Related reading for Louisiana restaurant operators
- Funding for restaurants in Louisiana — qualification + paperwork
- Restaurant MCA vs equipment financing — when each one wins
- Seasonal restaurant funding strategy
- Why restaurants get MCA denied
- All MCA funders ranked for 2026
Frequently asked questions
Frequently asked questions
- Why are reconciliation clauses non-negotiable for Louisiana restaurant MCAs?
- Hurricane Katrina (2005), Hurricane Laura (2020), Hurricane Ida (2021), and Hurricane Delta (2020) collectively destroyed or temporarily shuttered thousands of Louisiana restaurants — some for weeks, some permanently. Any LA MCA signed June through November carries real risk of a 7-21 day forced shutdown plus weeks of reduced traffic. Most MCAs have reconciliation policies that let you request percentage reductions in daily debits during material revenue drops — but this is funder-by-funder, not automatic.
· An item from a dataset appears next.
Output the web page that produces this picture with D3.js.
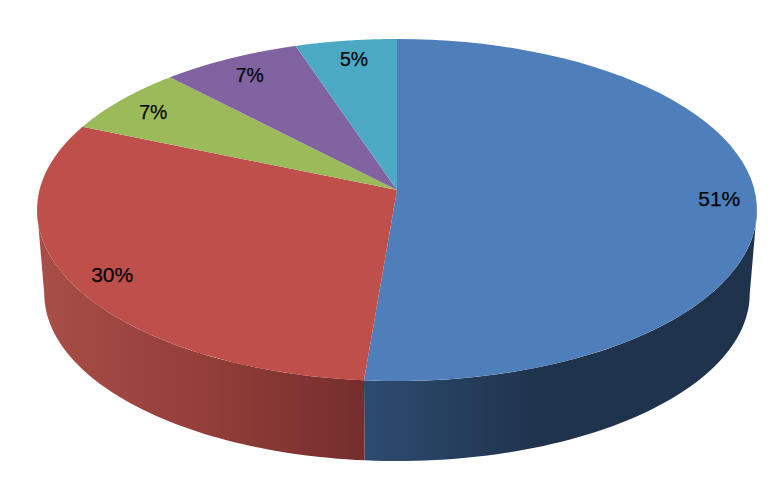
<!DOCTYPE html>
<html>
<head>
<meta charset="utf-8">
<style>html,body{margin:0;padding:0;background:#fff}svg{display:block}</style>
<script src="https://cdn.jsdelivr.net/npm/d3@7/dist/d3.min.js"></script>
</head>
<body>
<svg id="chart" width="784" height="486"></svg>
<script>
const categories = ["A", "B", "C", "D", "E"];
const shares = [51.3, 30.1, 6.5, 7.0, 5.1];
const topColors = ["#4f7fbb", "#be4f4b", "#9bba59", "#8063a0", "#4ba9c4"];

const svg = d3.select("#chart");
const rows = categories.map((c, i) => ({c, share: shares[i], color: topColors[i]}));
const arcs = d3.pie().sort(null).value(d => d.share)(rows);

// Perspective of the tilted disc: near rim is larger than the far rim
const k = 0.117, A = 357.5, B = 168.7, cx = 397;
function project(theta, r, x0, y0, s) {
  const u = r * Math.sin(theta), v = -r * Math.cos(theta), w = 1 - k * v;
  return [x0 + s * A * u / w, y0 + s * B * v / w];
}
const topFace = (t, r = 1) => project(t, r, cx, 190, 1);
const bottomFace = t => project(t, 1, cx, 273.8, 0.98);
const line = d3.line();
const samples = (a, b) => d3.range(0, 61).map(i => a + (b - a) * i / 60);

const defs = svg.append("defs");
function gradient(id, x1, x2, stops) {
  const g = defs.append("linearGradient").attr("id", id)
    .attr("gradientUnits", "userSpaceOnUse")
    .attr("x1", x1).attr("x2", x2).attr("y1", 0).attr("y2", 0);
  stops.forEach(([o, c]) => g.append("stop").attr("offset", o).attr("stop-color", c));
}
gradient("wall0", 365, 752, [[0, "#2d4b70"], [0.45, "#1f334d"], [1, "#1f334d"]]);
gradient("wall1", 44, 365, [[0, "#a84d48"], [0.5, "#933e39"], [1, "#752e2d"]]);

// Visible side wall runs between the silhouette points of the disc
const wallStart = Math.acos(-k), wallEnd = 2 * Math.PI - wallStart;
arcs.forEach((d, i) => {
  const a = Math.max(d.startAngle, wallStart), b = Math.min(d.endAngle, wallEnd);
  if (a >= b) return;
  const ts = samples(a, b);
  svg.append("path")
    .attr("d", line(ts.map(t => topFace(t)).concat(ts.slice().reverse().map(bottomFace))) + "Z")
    .attr("fill", `url(#wall${i})`);
});

// Top face
svg.selectAll("path.slice").data(arcs).join("path")
  .attr("class", "slice")
  .attr("fill", d => d.data.color)
  .attr("d", d => line([topFace(0, 0)].concat(samples(d.startAngle, d.endAngle).map(t => topFace(t)))) + "Z");

// Labels
const pct = d3.format(".0f");
svg.selectAll("text").data(arcs).join("text")
  .each(function (d) {
    const p = topFace((d.startAngle + d.endAngle) / 2, 0.89);
    d3.select(this).attr("x", p[0] + 3).attr("y", p[1] + 10);
  })
  .attr("text-anchor", "middle")
  .attr("font-family", "Liberation Sans, Arial, sans-serif")
  .attr("font-size", 20)
  .attr("fill", "#050505")
  .attr("stroke", "#050505")
  .attr("stroke-width", 0.25)
  .attr("textLength", d => pct(d.data.share).length === 2 ? 42 : 28)
  .attr("lengthAdjust", "spacingAndGlyphs")
  .text(d => pct(d.data.share) + "%");
</script>
</body>
</html>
Greenbox and Credibly publish reconciliation policies; Accord handles case-by-case. If your contract doesn't mention reconciliation, assume zero relief — meaning your $300/day debit continues during a shutdown when you have zero deposits. Get reconciliation language confirmed in writing before signing, and ideally avoid signing new advances during peak hurricane months (August-October) entirely.
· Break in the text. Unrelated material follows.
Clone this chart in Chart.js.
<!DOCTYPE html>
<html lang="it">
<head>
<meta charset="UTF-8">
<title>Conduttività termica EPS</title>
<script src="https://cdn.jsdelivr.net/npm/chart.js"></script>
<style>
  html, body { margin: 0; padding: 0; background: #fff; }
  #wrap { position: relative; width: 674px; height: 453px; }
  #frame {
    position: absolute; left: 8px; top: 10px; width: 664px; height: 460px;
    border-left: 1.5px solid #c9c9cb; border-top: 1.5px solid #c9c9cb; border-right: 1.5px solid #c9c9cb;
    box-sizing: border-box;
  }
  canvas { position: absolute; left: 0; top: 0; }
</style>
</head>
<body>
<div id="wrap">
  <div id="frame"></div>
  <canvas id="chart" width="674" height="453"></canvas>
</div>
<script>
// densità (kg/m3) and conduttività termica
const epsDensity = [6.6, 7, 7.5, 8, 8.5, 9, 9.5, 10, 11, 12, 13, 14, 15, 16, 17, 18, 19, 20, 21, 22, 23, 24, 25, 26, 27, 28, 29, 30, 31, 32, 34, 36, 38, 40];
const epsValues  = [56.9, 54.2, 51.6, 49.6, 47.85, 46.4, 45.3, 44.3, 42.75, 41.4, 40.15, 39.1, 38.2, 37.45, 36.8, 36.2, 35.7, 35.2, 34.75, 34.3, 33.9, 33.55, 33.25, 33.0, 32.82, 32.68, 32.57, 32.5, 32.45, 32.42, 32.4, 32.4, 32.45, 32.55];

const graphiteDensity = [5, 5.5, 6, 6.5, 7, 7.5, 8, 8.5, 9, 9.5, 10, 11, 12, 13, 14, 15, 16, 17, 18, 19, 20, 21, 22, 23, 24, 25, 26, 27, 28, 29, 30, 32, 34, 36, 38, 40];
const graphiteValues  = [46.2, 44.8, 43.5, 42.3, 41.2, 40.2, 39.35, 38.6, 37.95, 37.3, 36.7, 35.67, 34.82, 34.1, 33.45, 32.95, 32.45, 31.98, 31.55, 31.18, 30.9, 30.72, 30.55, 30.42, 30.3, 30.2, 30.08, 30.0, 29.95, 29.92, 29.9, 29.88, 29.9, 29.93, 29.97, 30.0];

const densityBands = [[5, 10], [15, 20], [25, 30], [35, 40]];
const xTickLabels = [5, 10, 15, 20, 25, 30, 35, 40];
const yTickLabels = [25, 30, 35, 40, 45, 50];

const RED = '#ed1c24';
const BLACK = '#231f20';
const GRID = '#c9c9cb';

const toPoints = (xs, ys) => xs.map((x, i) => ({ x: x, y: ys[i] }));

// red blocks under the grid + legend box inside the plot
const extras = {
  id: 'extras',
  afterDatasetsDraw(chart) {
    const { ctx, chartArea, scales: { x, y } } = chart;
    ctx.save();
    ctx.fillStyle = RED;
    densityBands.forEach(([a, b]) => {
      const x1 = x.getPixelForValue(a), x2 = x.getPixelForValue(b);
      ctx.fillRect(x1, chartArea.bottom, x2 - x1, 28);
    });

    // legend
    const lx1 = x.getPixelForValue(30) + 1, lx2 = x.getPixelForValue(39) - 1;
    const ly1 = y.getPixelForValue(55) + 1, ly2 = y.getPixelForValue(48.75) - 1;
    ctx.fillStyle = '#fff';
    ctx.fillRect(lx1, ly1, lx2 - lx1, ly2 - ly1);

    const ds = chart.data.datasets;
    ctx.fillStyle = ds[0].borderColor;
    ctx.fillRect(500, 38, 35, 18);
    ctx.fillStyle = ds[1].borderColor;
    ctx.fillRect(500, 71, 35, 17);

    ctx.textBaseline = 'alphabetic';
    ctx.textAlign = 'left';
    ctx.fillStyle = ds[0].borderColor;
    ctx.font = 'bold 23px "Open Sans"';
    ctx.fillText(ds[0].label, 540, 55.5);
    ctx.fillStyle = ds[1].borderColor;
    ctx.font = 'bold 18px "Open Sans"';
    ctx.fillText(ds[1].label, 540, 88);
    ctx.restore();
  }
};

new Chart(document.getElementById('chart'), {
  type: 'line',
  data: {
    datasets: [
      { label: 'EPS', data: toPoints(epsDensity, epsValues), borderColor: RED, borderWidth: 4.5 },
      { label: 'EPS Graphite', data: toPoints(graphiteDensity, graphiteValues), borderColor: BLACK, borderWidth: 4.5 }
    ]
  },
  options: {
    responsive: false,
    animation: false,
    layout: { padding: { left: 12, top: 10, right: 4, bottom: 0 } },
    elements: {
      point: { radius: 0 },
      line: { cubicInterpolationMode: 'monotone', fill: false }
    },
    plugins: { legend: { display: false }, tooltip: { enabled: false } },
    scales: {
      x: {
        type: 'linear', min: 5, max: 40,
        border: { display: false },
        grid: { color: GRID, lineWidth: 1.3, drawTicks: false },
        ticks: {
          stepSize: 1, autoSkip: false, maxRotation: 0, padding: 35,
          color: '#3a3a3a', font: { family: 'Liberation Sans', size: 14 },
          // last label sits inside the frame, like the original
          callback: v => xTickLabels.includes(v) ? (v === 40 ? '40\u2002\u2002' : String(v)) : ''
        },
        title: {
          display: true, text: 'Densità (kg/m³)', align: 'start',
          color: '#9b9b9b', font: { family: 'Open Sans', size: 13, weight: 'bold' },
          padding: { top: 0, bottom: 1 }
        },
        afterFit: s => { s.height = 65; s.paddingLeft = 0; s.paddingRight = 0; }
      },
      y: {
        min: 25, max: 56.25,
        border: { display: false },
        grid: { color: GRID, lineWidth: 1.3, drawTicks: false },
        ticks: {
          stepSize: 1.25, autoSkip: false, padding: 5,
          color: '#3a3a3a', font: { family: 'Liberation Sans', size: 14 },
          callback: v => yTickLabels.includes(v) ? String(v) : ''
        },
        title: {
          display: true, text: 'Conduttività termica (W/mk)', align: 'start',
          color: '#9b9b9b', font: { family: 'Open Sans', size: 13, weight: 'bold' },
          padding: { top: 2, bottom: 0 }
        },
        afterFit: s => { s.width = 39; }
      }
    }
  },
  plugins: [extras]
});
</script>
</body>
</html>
- How should Baton Rouge restaurants time MCAs around the LSU football schedule?
- Seven home games plus the surrounding peak weekends (homecoming, Florida game, Alabama game) generate 30-40% of annual revenue across roughly 10 peak weekends for Tigerland, downtown, Highland Road, and Perkins Road clusters. January-April is meaningfully slower — post-football, students partially gone, no major events. The disciplined path: sign MCAs in May-July so repayment finishes by December (during football peak revenue), never extending into January-April trough. A 9-10 month term signed in August-September finishes in May-June — that's the wrong structure. Sign earlier in summer for shorter terms, or use revenue-share repayment (Square, Toast) that naturally compresses during the trough.
- What does Mardi Gras and Jazz Fest mean for New Orleans MCA underwriting?
- Mardi Gras (4-6 week pre-Lent build) and Jazz Fest (two huge late-April / early-May weekends) plus French Quarter Fest (April) and Essence Fest (July 4) drive multi-week revenue peaks that can run 2-3x normal weekly volume. The trap: sizing an MCA against peak weeks and trying to service it during August / September dead season. NOLA funders with deal flow size against trailing-12-month averages, model the August / September trough explicitly, and structure terms to finish before the next year's August dead month. Funders without NOLA deal flow regularly mis-size off event weeks — pushing operators into stacking by late summer.
- What's the minimum revenue for a Louisiana restaurant MCA?
- A-paper funders (Credibly, OnDeck, Greenbox) want $20,000+/month in deposits and 12+ months operating. Accord and B-paper specialty funders go to $10,000/month and 3-6 months operating. Toast Capital and Square Capital underwrite POS volume directly — $10K+/month processed through their hardware typically triggers a pre-qualified offer with no application. New Orleans operators have the deepest funder pool; Lake Charles operators in active hurricane-recovery have the most restricted pool and should expect higher factor rates.
- What's the biggest mistake Louisiana restaurants make with MCAs?
- Signing during May-October without reconciliation clauses — meaning a Hurricane Laura / Ida / Delta-scale event lands during the contract and the daily $300+ ACH debit continues against zero deposits. The cash-flow consequences cascade into stacking, then doom loop, then closure. Honest fix: never sign an LA hurricane-season MCA without explicit written reconciliation language, ideally avoid signing during August-October entirely, size against trailing-12-month averages with explicit August / September modeling for New Orleans and explicit storm-risk modeling for Lake Charles / Lafayette, and use revenue-share repayment (Square, Toast) when terms must span hurricane season.